Lee Gwan-mok portrays a character symbolizing the reflection of time that processes temporality.

Kim Han plays an existence about the connection of time, through which he reflects reality in an imaginary environment of the performance.

Jo Yu-ra symbolizes the structure of time as the existence of "self" and throws up questions on life.

"Though an abstract approach of pluralistic art that has often come across as too difficult to comprehend, The Journey of Eternity seeks to facilitate a bond of empathy with the audience," Chun said.

Unfortunately, the venue, under the management of the Seoul Metropolitan Government, has been closed indefinitely since May 29 to prevent the spread of the COVID-19.

"The Journey of Eternity ― Forest" is performed at Seoul Forest, Saturday. Courtesy of the Great Commission

To overcome the closure of the space, the team ventured out to the Seoul Forest for an outdoor performance last weekend.

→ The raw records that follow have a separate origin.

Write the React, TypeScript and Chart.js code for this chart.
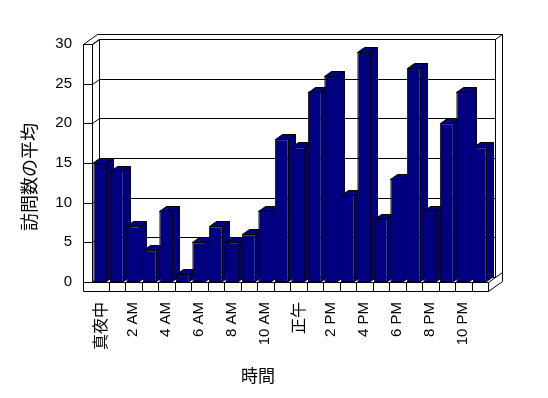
import React, { useEffect, useRef } from 'react';
import { Chart, registerables } from 'chart.js';

Chart.register(...registerables);

// ---- data ----
const hours = [
  '真夜中', '1 AM', '2 AM', '3 AM', '4 AM', '5 AM', '6 AM', '7 AM', '8 AM', '9 AM', '10 AM', '11 AM',
  '正午', '1 PM', '2 PM', '3 PM', '4 PM', '5 PM', '6 PM', '7 PM', '8 PM', '9 PM', '10 PM', '11 PM',
];
const averageVisits = [15, 14, 7, 4, 9, 1, 5, 7, 5, 6, 9, 18, 17, 24, 26, 11, 29, 8, 13, 27, 9, 20, 24, 17];
const shownHourLabels = ['真夜中', '2 AM', '4 AM', '6 AM', '8 AM', '10 AM', '正午', '2 PM', '4 PM', '6 PM', '8 PM', '10 PM'];
const yMin = 0;
const yMax = 30;
const yStep = 5;
const xTitle = '時間';
const yTitle = '訪問数の平均';

// ---- style ----
const NAVY = '#000080';
const DX = 7;
const DY = -5;
const WALL = 9;
const FLOOR = 9;
const LATIN = "'Liberation Sans', 'Noto Sans CJK JP', sans-serif";
const CJK = "'Noto Sans CJK JP', 'Liberation Sans', sans-serif";

const threeD = {
  id: 'threeD',
  beforeDatasetsDraw(chart: any) {
    const { ctx, chartArea, scales } = chart;
    const xs = scales.x;
    const ys = scales.y;
    const L = Math.round(chartArea.left);
    const R = Math.round(chartArea.right);
    const T = Math.round(chartArea.top);
    const B = Math.round(chartArea.bottom);
    const p = (v: number) => v + 0.5;
    const poly = (pts: number[][], fill?: string) => {
      ctx.beginPath();
      pts.forEach(([a, b], i) => (i ? ctx.lineTo(p(a), p(b)) : ctx.moveTo(p(a), p(b))));
      ctx.closePath();
      if (fill) {
        ctx.fillStyle = fill;
        ctx.fill();
      }
      ctx.stroke();
    };
    const seg = (a: number, b: number, c: number, d: number) => {
      ctx.beginPath();
      ctx.moveTo(p(a), p(b));
      ctx.lineTo(p(c), p(d));
      ctx.stroke();
    };
    ctx.save();
    ctx.lineWidth = 1;
    ctx.strokeStyle = '#000';
    // silhouette of walls + floor
    poly(
      [
        [L - WALL, T],
        [L - WALL + 2 * DX, T + 2 * DY],
        [R + 2 * DX, T + 2 * DY],
        [R + 2 * DX, B + FLOOR + 2 * DY],
        [R, B + FLOOR],
        [L - WALL, B + FLOOR],
      ],
      '#fff'
    );
    seg(L - WALL, T, L, T);
    seg(L, T, L, B);
    seg(L, B, R, B);
    seg(R, B, R, B + FLOOR);
    seg(L, T, L + DX, T + DY);
    seg(L, B, L + DX, B + DY);
    poly([
      [L + DX, T + DY],
      [R + DX, T + DY],
      [R + DX, B + DY],
      [L + DX, B + DY],
    ]);
    seg(R + DX, T + DY, R + 2 * DX, T + 2 * DY);
    seg(R, B, R + 2 * DX, B + 2 * DY);
    // value gridlines
    ys.ticks.forEach((t: any) => {
      const yy = Math.round(ys.getPixelForValue(t.value));
      seg(L - WALL, yy, L, yy);
      seg(L, yy, L + DX, yy + DY);
      if (t.value !== yMin && t.value !== yMax) seg(L + DX, yy + DY, R + DX, yy + DY);
    });
    // floor ticks
    for (let i = 1; i < hours.length; i++) {
      const xx = Math.round((xs.getPixelForValue(i - 1) + xs.getPixelForValue(i)) / 2);
      seg(xx, B, xx, B + FLOOR);
    }
    // bar depth faces
    const meta = chart.getDatasetMeta(0);
    meta.data.forEach((el: any) => {
      const { x, y, base, width } = el.getProps(['x', 'y', 'base', 'width'], true);
      const l = Math.round(x - width / 2);
      const r = Math.round(x + width / 2) - 1;
      const t = Math.round(y);
      const b = Math.round(base) - 1;
      poly(
        [
          [r, t],
          [r + DX, t + DY],
          [r + DX, b + DY],
          [r, b],
        ],
        NAVY
      );
      poly(
        [
          [l, t],
          [r, t],
          [r + DX, t + DY],
          [l + DX, t + DY],
        ],
        NAVY
      );
    });
    ctx.restore();
  },
  afterDraw(chart: any) {
    const { ctx } = chart;
    ctx.save();
    ctx.fillStyle = '#000';
    ctx.textAlign = 'center';
    ctx.textBaseline = 'middle';
    ctx.font = `17px ${CJK}`;
    ctx.fillText(xTitle, 258, 376);
    ctx.translate(29, 177);
    ctx.rotate(-Math.PI / 2);
    ctx.font = `18px ${CJK}`;
    ctx.fillText(yTitle, 0, 0);
    ctx.restore();
  },
};

export default function App() {
  const ref = useRef<HTMLCanvasElement>(null);
  useEffect(() => {
    if (!ref.current) return;
    const chart = new Chart(ref.current, {
      type: 'bar',
      data: {
        labels: hours,
        datasets: [
          {
            data: averageVisits,
            backgroundColor: NAVY,
            borderColor: '#000',
            borderWidth: 1,
            borderSkipped: false,
            barPercentage: 0.84,
            categoryPercentage: 1,
          },
        ],
      },
      options: {
        responsive: false,
        animation: false,
        devicePixelRatio: 1,
        layout: { padding: { top: 44, right: 60, bottom: 0, left: 0 } },
        plugins: { legend: { display: false }, tooltip: { enabled: false } },
        scales: {
          x: {
            offset: true,
            grid: { display: false, drawTicks: false },
            border: { display: false },
            afterFit: (s: any) => {
              s.height = 116;
            },
            ticks: {
              autoSkip: false,
              minRotation: 90,
              maxRotation: 90,
              padding: 20,
              color: '#000',
              font: (c: any) => {
                const lab = hours[c.index] ?? '';
                const cjk = /[^\x00-\x7F]/.test(lab);
                return { family: cjk ? CJK : LATIN, size: cjk ? 16 : 15 };
              },
              callback: (_v: any, i: number) => (shownHourLabels.includes(hours[i]) ? hours[i] : ''),
            },
          },
          y: {
            min: yMin,
            max: yMax,
            grid: { display: false, drawTicks: false },
            border: { display: false },
            afterFit: (s: any) => {
              s.width = 92;
            },
            ticks: {
              stepSize: yStep,
              padding: 20,
              color: '#000',
              font: { family: LATIN, size: 15 },
            },
          },
        },
      },
      plugins: [threeD],
    });
    return () => chart.destroy();
  }, []);
  return (
    <div style={{ position: 'absolute', left: 0, top: 0, width: 548, height: 398, background: '#fff' }}>
      <canvas ref={ref} width={548} height={398} style={{ display: 'block' }} />
    </div>
  );
}
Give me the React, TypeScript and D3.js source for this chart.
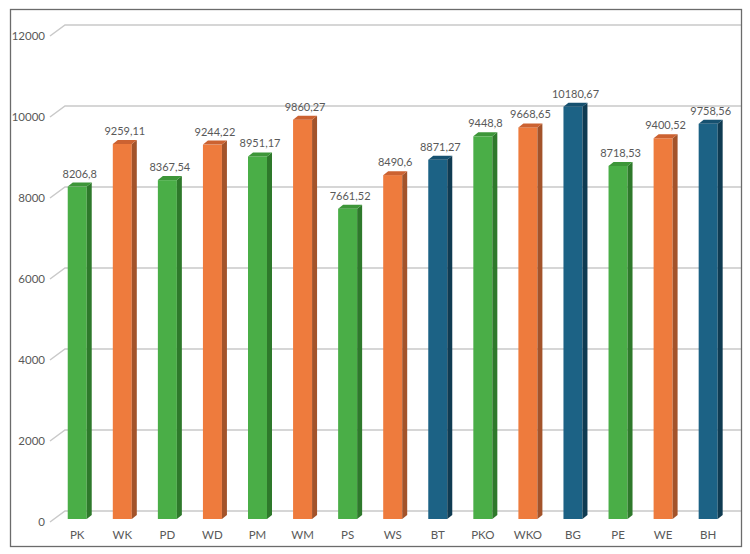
import React from "react";
import * as d3 from "d3";

const categories = ["PK", "WK", "PD", "WD", "PM", "WM", "PS", "WS", "BT", "PKO", "WKO", "BG", "PE", "WE", "BH"];
const values = [8206.8, 9259.11, 8367.54, 9244.22, 8951.17, 9860.27, 7661.52, 8490.6, 8871.27, 9448.8, 9668.65, 10180.67, 8718.53, 9400.52, 9758.56];
const groups = ["P", "W", "P", "W", "P", "W", "P", "W", "B", "P", "W", "B", "P", "W", "B"];
const yTicks = [0, 2000, 4000, 6000, 8000, 10000, 12000];

const palette: Record<string, { front: string; top: string; side: string }> = {
  P: { front: "#4aae47", top: "#3d9639", side: "#2e792b" },
  W: { front: "#ee7b3d", top: "#cc6231", side: "#a3532a" },
  B: { front: "#1c6285", top: "#165170", side: "#0f3b52" },
};

const W = 750;
const H = 554;
// back wall depth offset
const DX = 15;
const DY = -11;
// bar front depth offset relative to floor front
const BFY = -3;
// bar depth
const BDX = 5;
const BDY = -4;

export default function App() {
  const y = d3.scaleLinear().domain([0, 12000]).range([522, 36]);
  const x = d3.scaleBand<string>().domain(categories).range([54.7, 730.7]).paddingInner(0).paddingOuter(0);
  const bw = 19;
  const font = "Lato, 'Open Sans', sans-serif";
  const fmt = (v: number) => String(v).replace(".", ",");

  return (
    <svg width={W} height={H} style={{ position: "absolute", left: 0, top: 0, background: "#fff" }}>
      <rect x={0} y={0} width={W} height={H} fill="#fff" />
      {/* gridlines */}
      {yTicks.map((t) => (
        <g key={t}>
          <polyline
            points={`50,${y(t)} ${50 + DX},${y(t) + DY} 741,${y(t) + DY}`}
            fill="none"
            stroke="#c9c9c9"
            strokeWidth={1.5}
          />
          <text x={45} y={y(t)} dy="0.35em" textAnchor="end" fontFamily={font} fontSize={11.5} fill="#595959">
            {t}
          </text>
        </g>
      ))}
      {/* bars */}
      {categories.map((c, i) => {
        const cx = (x(c) as number) + x.bandwidth() / 2;
        const v = values[i];
        const col = palette[groups[i]];
        const y0 = y(0) + BFY;
        const y1 = y(v) + BFY;
        const l = cx - bw / 2;
        const r = cx + bw / 2;
        return (
          <g key={c}>
            <rect x={l} y={y1} width={bw} height={y0 - y1} fill={col.front} />
            <polygon
              points={`${r},${y0} ${r},${y1} ${r + BDX},${y1 + BDY} ${r + BDX},${y0 + BDY}`}
              fill={col.side}
            />
            <polygon
              points={`${l},${y1} ${r},${y1} ${r + BDX},${y1 + BDY} ${l + BDX},${y1 + BDY}`}
              fill={col.top}
            />
            <text
              x={cx + 2.5}
              y={y1 - 9}
              textAnchor="middle"
              fontFamily={font}
              fontSize={11}
              fill="#595959"
            >
              {fmt(v)}
            </text>
            <text x={cx} y={539} textAnchor="middle" fontFamily={font} fontSize={11.5} fill="#595959">
              {c}
            </text>
          </g>
        );
      })}
      {/* border */}
      <rect x={10.5} y={9.5} width={731} height={537} fill="none" stroke="#6b6b6b" strokeWidth={1.3} />
    </svg>
  );
}
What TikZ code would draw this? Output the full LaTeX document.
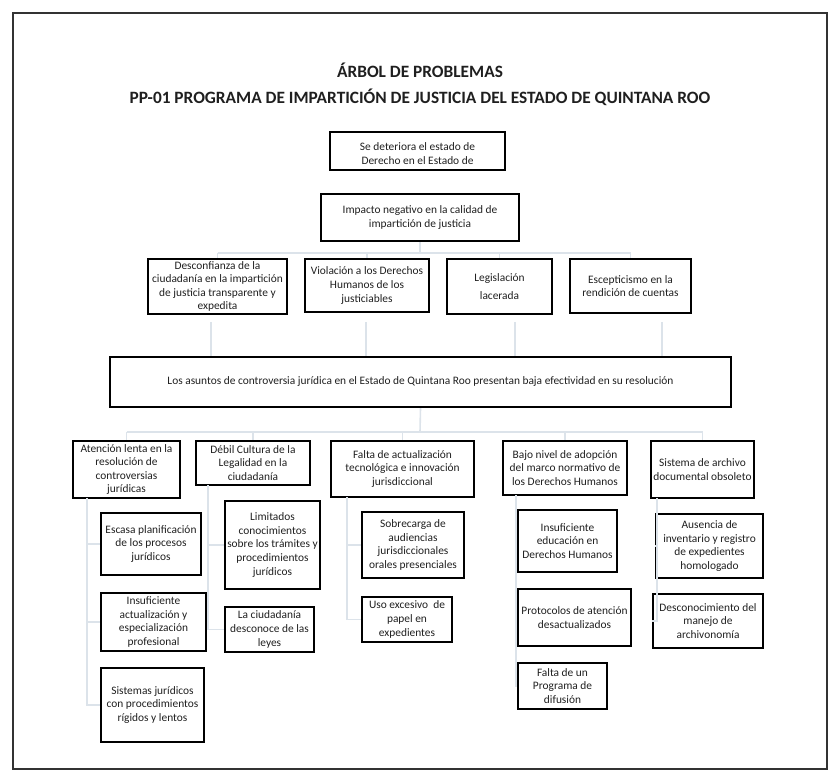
\documentclass[tikz,border=0pt]{standalone}
\usepackage{fontspec}
\setmainfont{Carlito}
\usepackage{tikz}

\definecolor{lineagris}{HTML}{DCE3EA}
\definecolor{marco}{HTML}{333333}

\tikzset{
  caja/.style = {draw = black, line width = 2.2pt, align = center, inner sep = 0pt,
                 font = \fontsize{11.4}{13.6}\selectfont, text = black!88},
  conector/.style = {draw = lineagris, line width = 1.6pt},
  titulo/.style = {font = \fontsize{17.3}{20}\selectfont\bfseries, text = black!88}
}

\begin{document}
\begin{tikzpicture}[x = 1pt, y = -1pt]
\useasboundingbox (0, 0) rectangle (840, 783);
\draw [marco, line width = 2pt] (13, 13) rectangle (827, 769);

% titulo
\node [titulo] (t1) at (420, 70) {ÁRBOL DE PROBLEMAS};
\node [titulo] (t2) at (420, 97) {PP-01 PROGRAMA DE IMPARTICIÓN DE JUSTICIA DEL ESTADO DE QUINTANA ROO};

% efectos
\node [caja, minimum width = 175, minimum height = 38] (fin) at (417.5, 151) {};
\node [text = black!88, font = \fontsize{11.4}{13.6}\selectfont, align = center, anchor = north] (fintxt) at (417.5, 139) {Se deteriora el estado de\\Derecho en el Estado de};
\node [caja, minimum width = 198, minimum height = 47] (imp) at (420, 217.5) {Impacto negativo en la calidad de\\impartición de justicia};
\node [caja, minimum width = 139, minimum height = 55] (efA) at (217.5, 286.5) {Desconfianza de la\\ciudadanía en la impartición\\de justicia transparente y\\expedita};
\node [caja, minimum width = 124, minimum height = 53] (efB) at (367, 285.5) {Violación a los Derechos\\Humanos de los\\justiciables};
\node [caja, minimum width = 105, minimum height = 55] (efC) at (499.5, 286.5) {Legislación\\[5pt]lacerada};
\node [caja, minimum width = 121, minimum height = 54] (efD) at (630.5, 286) {Escepticismo en la\\rendición de cuentas};

% problema central
\node [caja, minimum width = 621, minimum height = 50] (centro) at (420.5, 382) {Los asuntos de controversia jurídica en el Estado de Quintana Roo presentan baja efectividad en su resolución};

% causas
\node [caja, minimum width = 107, minimum height = 57] (c1) at (126.5, 469.5) {Atención lenta en la\\resolución de\\controversias\\jurídicas};
\node [caja, minimum width = 114, minimum height = 44] (c2) at (253, 463) {Débil Cultura de la\\Legalidad en la\\ciudadanía};
\node [caja, minimum width = 143, minimum height = 56] (c3) at (402.5, 469) {Falta de actualización\\tecnológica e innovación\\jurisdiccional};
\node [caja, minimum width = 124, minimum height = 54] (c4) at (565, 468) {Bajo nivel de adopción\\del marco normativo de\\los Derechos Humanos};
\node [caja, minimum width = 103, minimum height = 57] (c5) at (702.5, 469.5) {Sistema de archivo\\documental obsoleto};

% subcausas
\node [caja, minimum width = 100, minimum height = 62] (s11) at (151, 544) {Escasa planificación\\de los procesos\\jurídicos};
\node [caja, minimum width = 105, minimum height = 58] (s12) at (153.5, 622) {Insuficiente\\actualización y\\especialización\\profesional};
\node [caja, minimum width = 103, minimum height = 74] (s13) at (152.5, 705) {Sistemas jurídicos\\con procedimientos\\rígidos y lentos};
\node [caja, minimum width = 95, minimum height = 88] (s21) at (272.5, 545) {Limitados\\conocimientos\\sobre los trámites y\\procedimientos\\jurídicos};
\node [caja, minimum width = 89, minimum height = 45] (s22) at (269.5, 629.5) {La ciudadanía\\desconoce de las\\leyes};
\node [caja, minimum width = 102, minimum height = 66] (s31) at (413, 545) {Sobrecarga de\\audiencias\\jurisdiccionales\\orales presenciales};
\node [caja, minimum width = 90, minimum height = 45] (s32) at (407, 619.5) {Uso excesivo~ de\\papel en\\expedientes};
\node [caja, minimum width = 99, minimum height = 62] (s41) at (567.5, 541) {Insuficiente\\educación en\\Derechos Humanos};
\node [caja, minimum width = 113, minimum height = 57] (s42) at (574.5, 617.5) {Protocolos de atención\\desactualizados};
\node [caja, minimum width = 89, minimum height = 46] (s43) at (562.5, 686) {Falta de un\\Programa de\\difusión};
\node [caja, minimum width = 107, minimum height = 64] (s51) at (709.5, 546) {Ausencia de\\inventario y registro\\de expedientes\\homologado};
\node [caja, minimum width = 110, minimum height = 54] (s52) at (708, 621) {Desconocimiento del\\manejo de\\archivonomía};

% conectores de efectos
\coordinate (r1) at (420, 253);
\draw [conector] (imp.south) -- (r1);
\draw [conector] (efA.north |- r1) -- (efD.north |- r1);
\foreach \e in {efA, efB, efC, efD} \draw [conector] (\e.north |- r1) -- (\e.north);
\foreach \x in {211, 366, 515, 662} {
  \coordinate (e\x) at (\x, 322);
  \draw [conector] (e\x) -- (e\x |- centro.north);
}

% conectores de causas
\coordinate (r2) at (420, 432);
\draw [conector] (centro.south) -- (r2);
\draw [conector] (c1.north |- r2) -- (c5.north |- r2);
\foreach \c in {c1, c2, c3, c4, c5} \draw [conector] (\c.north |- r2) -- (\c.north);

% conectores de subcausas
\coordinate (b1) at (87, 498);
\coordinate (b2) at (208, 485);
\coordinate (b3) at (347, 497);
\coordinate (b4) at (516, 495);
\coordinate (b5) at (657, 498);
\draw [conector] (b1) |- (s11.west); \draw [conector] (b1) |- (s12.west); \draw [conector] (b1) |- (s13.west);
\draw [conector] (b2) |- (s21.west); \draw [conector] (b2) |- (s22.west);
\draw [conector] (b3) |- (s31.west); \draw [conector] (b3) |- (s32.west);
\draw [conector] (b4) |- (s41.west); \draw [conector] (b4) |- (s42.west); \draw [conector] (b4) |- (s43.west);
\draw [conector] (b5) |- (s51.west); \draw [conector] (b5) |- (s52.west);
\end{tikzpicture}
\end{document}
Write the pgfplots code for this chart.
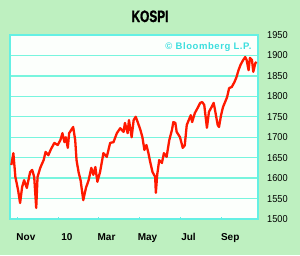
\documentclass[border=0pt]{standalone}
\usepackage{fontspec}
\setmainfont{Liberation Sans}
\newfontfamily\condfont[FakeStretch=0.72,FakeBold=1.2]{Liberation Sans}
\newfontfamily\narrowfont[FakeStretch=0.92]{Liberation Sans}
\newfontfamily\copyfont[LetterSpace=6]{Liberation Sans}
\usepackage{pgfplots}
\pgfplotsset{compat=1.18}
\definecolor{bggreen}{RGB}{190,240,192}
\definecolor{gridc}{RGB}{120,245,222}
\definecolor{borderc}{RGB}{100,240,228}
\definecolor{copyc}{RGB}{60,222,222}
\definecolor{linered}{RGB}{255,25,0}
\definecolor{plotbg}{RGB}{252,255,252}
\begin{document}
\begin{tikzpicture}
\fill[bggreen] (0,0) rectangle (300pt,255pt);
\node[anchor=base, font=\condfont\bfseries\fontsize{16.5}{18}\selectfont] at (150pt,233pt) {KOSPI};
\begin{axis}[
  at={(10pt,36pt)}, anchor=south west,
  scale only axis, width=248pt, height=184pt,
  xmin=-11, xmax=358, ymin=1500, ymax=1950,
  axis background/.style={fill=plotbg},
  axis line style={borderc, line width=1.3pt},
  ytick={1500,1550,...,1950},
  ymajorgrids, grid style={gridc, line width=1.3pt},
  yticklabel pos=right,
  y tick style={draw=none},
  yticklabel style={anchor=west, inner sep=0pt, xshift=9pt, font=\narrowfont\fontsize{10}{12}\selectfont},
  /pgf/number format/1000 sep={},
  /pgf/number format/assume math mode=true,
  xtick={0,61,120,181,242,304},
  xticklabels={Nov,10,Mar,May,Jul,Sep},
  x tick style={borderc, line width=1pt},
  major tick length=2pt,
  tick align=inside,
  xtick pos=bottom,
  xticklabel style={anchor=base, inner sep=0pt, xshift=8.5pt, yshift=-21pt, font=\bfseries\fontsize{10}{12}\selectfont},
  clip=false,
]
\addplot[linered, line width=2.3pt, line join=round, mark=none] coordinates {
(-9,1632) (-6,1661) (-3,1603) (1,1571) (4,1539) (7,1578) (10,1595) (14,1576)
(19,1615) (22,1620) (25,1603) (28,1527) (30,1603) (34,1625) (39,1644) (42,1664)
(46,1656) (50,1671) (55,1686) (60,1681) (64,1693) (67,1710) (70,1688) (72,1700)
(75,1674) (77,1710) (83,1725) (86,1693) (88,1644) (91,1615) (94,1595) (98,1546)
(102,1576) (106,1595) (110,1625) (113,1608) (116,1627) (119,1591) (123,1615)
(128,1661) (133,1652) (138,1686) (143,1688) (148,1710) (153,1722) (158,1713)
(160,1735) (164,1710) (166,1742) (170,1700) (173,1742) (176,1750) (179,1737)
(183,1718) (186,1700) (189,1669) (192,1681) (195,1661) (197,1644) (201,1615)
(205,1603) (206,1564) (208,1608) (211,1644) (215,1637) (218,1661) (222,1652)
(226,1693) (230,1718) (232,1737) (235,1735) (237,1713) (242,1700) (246,1674)
(249,1680) (252,1730) (255,1742) (258,1754) (260,1737) (264,1759) (268,1771)
(272,1784) (275,1786) (278,1779) (282,1723) (285,1762) (289,1774) (292,1784)
(294,1767) (298,1730) (300,1725) (303,1754) (306,1774) (309,1786) (312,1798)
(315,1820) (319,1823) (323,1835) (326,1847) (329,1864) (332,1877) (336,1889)
(339,1896) (341,1889) (344,1864) (346,1894) (349,1889) (351,1860) (354,1881)
(356,1884)
};
\end{axis}
\node[anchor=base east, text=copyc, font=\copyfont\bfseries\fontsize{9.5}{11}\selectfont] at (255pt,205pt) {\copyright{} Bloomberg L.P.};
\end{tikzpicture}
\end{document}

The forest edition, which was held at the Maidenhair Tree Street of the Seoul Forest around the time of sunset, provided a serene and mystic experience featuring abstract music, bodily movement and multimedia.

The main exhibition and performance will be live-streamed through SeMA's social media channels on Tuesday at 7 p.m. The physical venue will open as soon as possible in accordance with regulations around the COVID-19 situation.